The idea is that when he and his casket are ready to go into the ground, the only work left will be to remove the few inches of soil on top. On the day of the funeral, the pine box would be opened, the casket would be lowered into it, and then dirt shoveled on top.

"It's only these last number of years they done away with it. Now just your casket goes in the hole," said Kickham.

It will only take a few shovelfuls to unearth the pine box.

"After I'm in there, they put the cover back on a fill it in again."

'To each his own, eh'

Kickham said he expects some people will find the idea of a man digging his own grave as strange.

"Oh, there'll be a lot of them have some remarks about it, but if they're not talking about me, they'll be talking about somebody else."

Jimmy Kickham says he wanted to be buried the old-fashioned way, with the pine box placed in the hole a few days before the funeral, and the casket lowered on the day of the funeral. (Pat Martel/CBC)

"Well, to each his own, eh?" said Yvonne McQuaid, a maintenance worker and Kickham's neighbour.

"It's something else. That's one of a kind, I figure," said another maintenance worker, Eric Gallant. "The only thing that's missing is his casket."

"And me!" quipped Kickham.

One less thing to worry about

Kickham replied that it's really no different than people preparing for the end by writing their will or preparing their own funeral service.

He added that it's one less thing his family will have to do when he dies.

"They'll know it's already done for me so they wont have to worry. Just a matter of taking the topoff, opening it up, and that's it," he said.

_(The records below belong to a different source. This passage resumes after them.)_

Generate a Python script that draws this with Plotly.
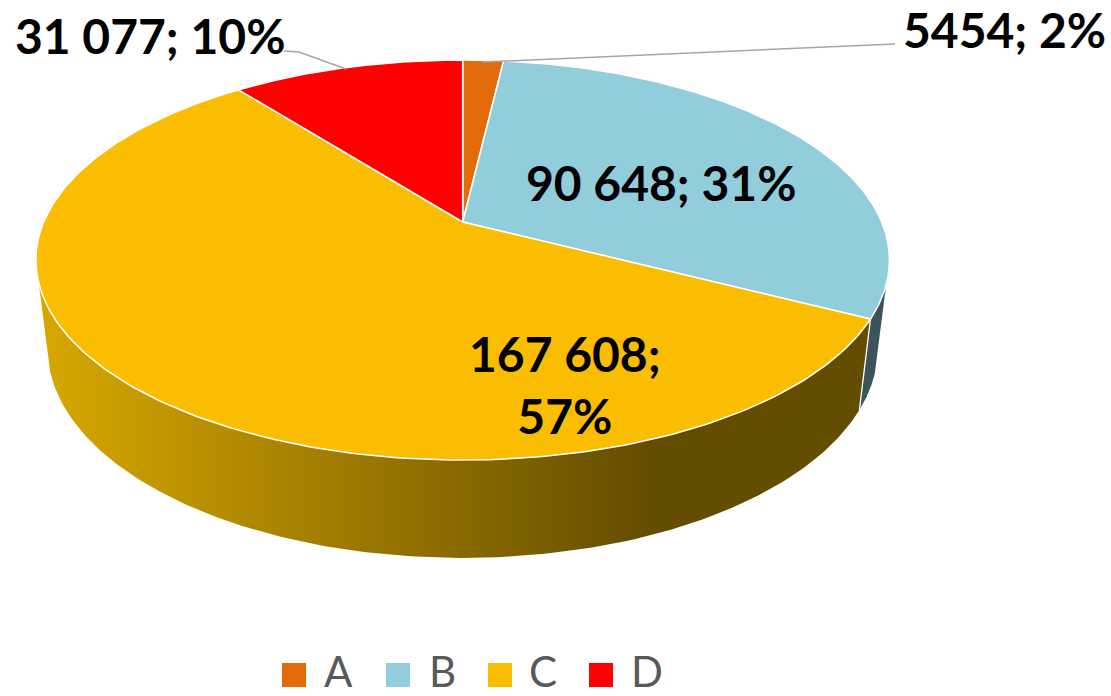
import numpy as np
import plotly.graph_objects as go

categories = ["A", "B", "C", "D"]
values = [5454, 90648, 167608, 31077]
colors = ["#E36C0A", "#92CDDC", "#FBBD00", "#FF0000"]
labels = ["5454; 2%", "90 648; 31%", "167 608;<br>57%", "31 077; 10%"]
label_pos = [(1004, 29), (661, 182), (565, 384), (150, 35)]
legend_marker_x = [294, 398, 500, 601]
legend_text_x = [338.5, 442, 543, 647]
LEGEND_MARKER_Y = 675
LEGEND_TEXT_Y = 670.5

# perspective view of the pie disc
CX, CY = 462.7, 222.0
K, P, M = 192.8, 0.19, 419.0
BOT_SX, BOT_SY, BOT_Y0 = 0.973, 1.05, 308.0
WALL_LEFT = 252.6
WALL_RIGHT = 107.9


def top_rim(deg):
    t = np.radians(deg)
    u, v = np.sin(t), np.cos(t)
    d = 1 + P * v
    return CX + M * u / d, CY - K * v / d


def bottom_rim(deg):
    x, y = top_rim(deg)
    return CX + BOT_SX * (x - CX), BOT_Y0 + BOT_SY * (y - CY)


total = sum(values)
edges = np.concatenate([[0], np.cumsum(values) / total * 360])
fig = go.Figure()


def wall(a, b, **kw):
    d = np.linspace(a, b, 160)
    xt, yt = top_rim(d)
    xb, yb = bottom_rim(d[::-1])
    fig.add_trace(go.Scatter(x=np.r_[xt, xb], y=np.r_[yt, yb], mode="lines", fill="toself",
                             line=dict(width=0), hoverinfo="skip", showlegend=False, **kw))


wall(WALL_RIGHT, edges[2], fillcolor="#3D535C")
wall(edges[2], WALL_LEFT, fillcolor="#B8860B",
     fillgradient=dict(type="horizontal",
                       colorscale=[[0, "#D8A800"], [0.73, "#654D00"], [1, "#654D00"]]))

# divider between the two visible walls
dx = [top_rim(edges[2])[0], bottom_rim(edges[2])[0]]
dy = [top_rim(edges[2])[1], bottom_rim(edges[2])[1]]
fig.add_trace(go.Scatter(x=dx, y=dy, mode="lines", line=dict(color="white", width=1.3),
                         hoverinfo="skip", showlegend=False))

for i, cat in enumerate(categories):
    d = np.linspace(edges[i], edges[i + 1], 200)
    x, y = top_rim(d)
    fig.add_trace(go.Scatter(x=np.r_[CX, x, CX], y=np.r_[CY, y, CY], mode="lines", fill="toself",
                             fillcolor=colors[i], line=dict(color="white", width=1.5),
                             name=cat, hoverinfo="name", showlegend=False))

for i, cat in enumerate(categories):
    fig.add_trace(go.Scatter(x=[legend_marker_x[i]], y=[LEGEND_MARKER_Y], mode="markers", name=cat,
                             marker=dict(symbol="square", size=24, color=colors[i]),
                             hoverinfo="name", showlegend=False))
    fig.add_annotation(x=legend_text_x[i], y=LEGEND_TEXT_Y, text=cat, showarrow=False, xref="x", yref="y",
                       font=dict(family="Lato", size=42, color="#595959"))

for text, (lx, ly) in zip(labels, label_pos):
    fig.add_annotation(x=lx, y=ly, text=f"<b>{text}</b>", showarrow=False, xref="x", yref="y",
                       font=dict(family="Lato", size=48, color="black"))

leader = dict(color="#A6A6A6", width=1.5)
fig.add_trace(go.Scatter(x=[284, 299, 346], y=[51, 52, 69], mode="lines", line=leader,
                         hoverinfo="skip", showlegend=False))
fig.add_trace(go.Scatter(x=[483, 895], y=[62, 44], mode="lines", line=leader,
                         hoverinfo="skip", showlegend=False))

fig.update_layout(
    width=1111, height=696, margin=dict(l=0, r=0, t=0, b=0),
    paper_bgcolor="white", plot_bgcolor="white",
    xaxis=dict(range=[0, 1111], visible=False, fixedrange=True),
    yaxis=dict(range=[696, 0], visible=False, fixedrange=True),
    font=dict(family="Lato"),
    showlegend=False,
)
fig.write_html("out.html", config={"displayModeBar": False},
               post_script="document.body.style.margin='0';")
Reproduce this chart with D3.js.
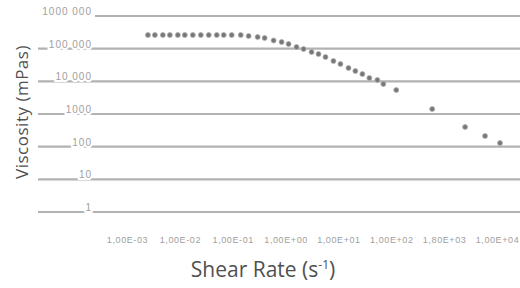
<!DOCTYPE html>
<html>
<head>
<meta charset="utf-8">
<script src="https://cdn.jsdelivr.net/npm/d3@7"></script>
<style>
  body { margin: 0; background: #fff; }
  svg { display: block; }
</style>
</head>
<body>
<svg></svg>
<script>
// shear rate (1/s) and viscosity (mPas)
var shearRate = [0.00249, 0.00337, 0.00477, 0.00647, 0.00916, 0.0124, 0.0176, 0.0249,
                 0.0352, 0.0499, 0.0676, 0.0957, 0.142, 0.200, 0.296, 0.402, 0.594,
                 0.841, 1.14, 1.61, 2.19, 3.10, 4.20, 5.69, 8.05, 10.9, 15.5, 20.9,
                 28.4, 38.5, 54.5, 70.7, 124, 594, 2490, 5940, 11400];
var viscosity = [262000, 262000, 262000, 262000, 262000, 262000, 262000, 262000,
                 262000, 262000, 262000, 262000, 262000, 244000, 227000, 212000, 178000,
                 160000, 139000, 112000, 97500, 78900, 68500, 55500, 41900, 33900, 25600, 20700,
                 16700, 12600, 11000, 8280, 5420, 1420, 400, 212, 129];
var yTicks = [1, 10, 100, 1000, 10000, 100000, 1000000];
var yTickLabels = ["1", "10", "100", "1000", "10 000", "100 000", "1000 000"];
var xTicks = [1e-3, 1e-2, 1e-1, 1e0, 1e1, 1e2, 1e3, 1e4];
var xTickLabels = ["1,00E-03", "1,00E-02", "1,00E-01", "1,00E+00", "1,00E+01", "1,00E+02", "1,80E+03", "1,00E+04"];

var svgWidth = 520, svgHeight = 288;

var svg = d3.select("svg")
    .attr("width", svgWidth)
    .attr("height", svgHeight);

// scales
var xScale = d3.scaleLog()
    .domain([1e-3, 1e4])
    .range([127, 497]);

var yScale = d3.scaleLog()
    .domain([1, 1e6])
    .range([212, 16]);

// gridlines
svg.selectAll("line.grid")
    .data(yTicks)
    .enter()
    .append("line")
    .attr("class", "grid")
    .attr("x1", function(d) { return d === 1e6 ? 95 : 38; })
    .attr("x2", svgWidth)
    .attr("y1", function(d) { return yScale(d); })
    .attr("y2", function(d) { return yScale(d); })
    .attr("stroke", "#b2b2b2")
    .attr("stroke-width", 2.2);

// y tick labels
svg.selectAll("text.ylab")
    .data(yTicks)
    .enter()
    .append("text")
    .attr("class", "ylab")
    .attr("x", 92)
    .attr("y", function(d) { return yScale(d) - 1; })
    .attr("text-anchor", "end")
    .attr("font-family", "Arial, 'Liberation Sans', sans-serif")
    .attr("font-size", 10)
    .attr("letter-spacing", 1)
    .attr("fill", "#a0a0a0")
    .attr("stroke", "#fff")
    .attr("stroke-width", 4)
    .attr("paint-order", "stroke")
    .text(function(d, i) { return yTickLabels[i]; });

// x axis labels
var xAxis = d3.axisBottom(xScale)
    .tickValues(xTicks)
    .tickSize(0)
    .tickFormat(function(d, i) { return xTickLabels[i]; });

var gx = svg.append("g")
    .attr("transform", "translate(0, 234)")
    .call(xAxis);
gx.select(".domain").remove();
gx.selectAll("text")
    .attr("font-family", "Arial, 'Liberation Sans', sans-serif")
    .attr("font-size", 9)
    .attr("letter-spacing", 0.6)
    .attr("fill", "#a0a0a0");

// data points
svg.selectAll("circle.pt")
    .data(shearRate)
    .enter()
    .append("circle")
    .attr("class", "pt")
    .attr("cx", function(d) { return xScale(d); })
    .attr("cy", function(d, i) { return yScale(viscosity[i]); })
    .attr("r", 2.5)
    .attr("fill", "#777")
    .attr("stroke", "#b0b0b0")
    .attr("stroke-width", 0.8);

// axis titles
svg.append("text")
    .attr("transform", "translate(28, 112) rotate(-90)")
    .attr("text-anchor", "middle")
    .attr("font-family", "'Open Sans', Lato, sans-serif")
    .attr("font-size", 17)
    .attr("letter-spacing", 0.5)
    .attr("fill", "#505050")
    .text("Viscosity (mPas)");

var xt = svg.append("text")
    .attr("x", 263)
    .attr("y", 277)
    .attr("text-anchor", "middle")
    .attr("font-family", "'Open Sans', Lato, sans-serif")
    .attr("font-size", 21)
    .attr("fill", "#505050")
    .text("Shear Rate (s");
xt.append("tspan")
    .attr("baseline-shift", "super")
    .attr("font-size", 12)
    .text("-1");
xt.append("tspan").text(")");
</script>
</body>
</html>
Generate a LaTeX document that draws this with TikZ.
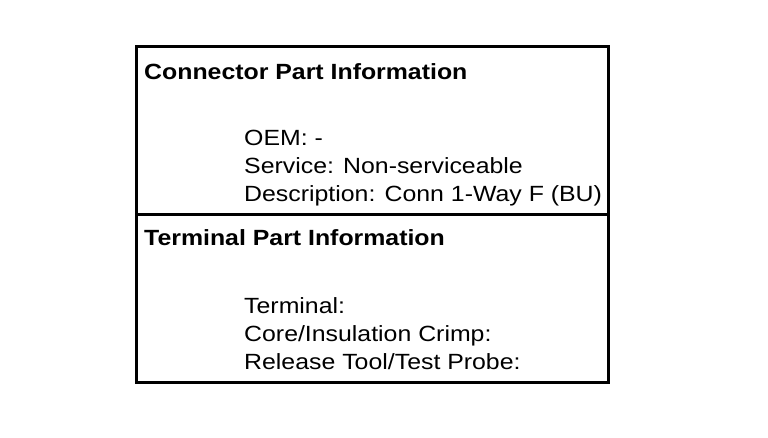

Jimmy Kickham says he hopes his grandchildren will remember his sense of humour, and that 'they will know that their grandfather dug his own grave with his own backhoe at the age of 90.' (Pat Martel/CBC)

Kickham is also hoping that his family will remember him as a man with a good sense of humour.

"The grandchildren will know that their grandfather dug his own grave with his own backhoe at the age of 90. So that'll be something for them to carry around, won't it?"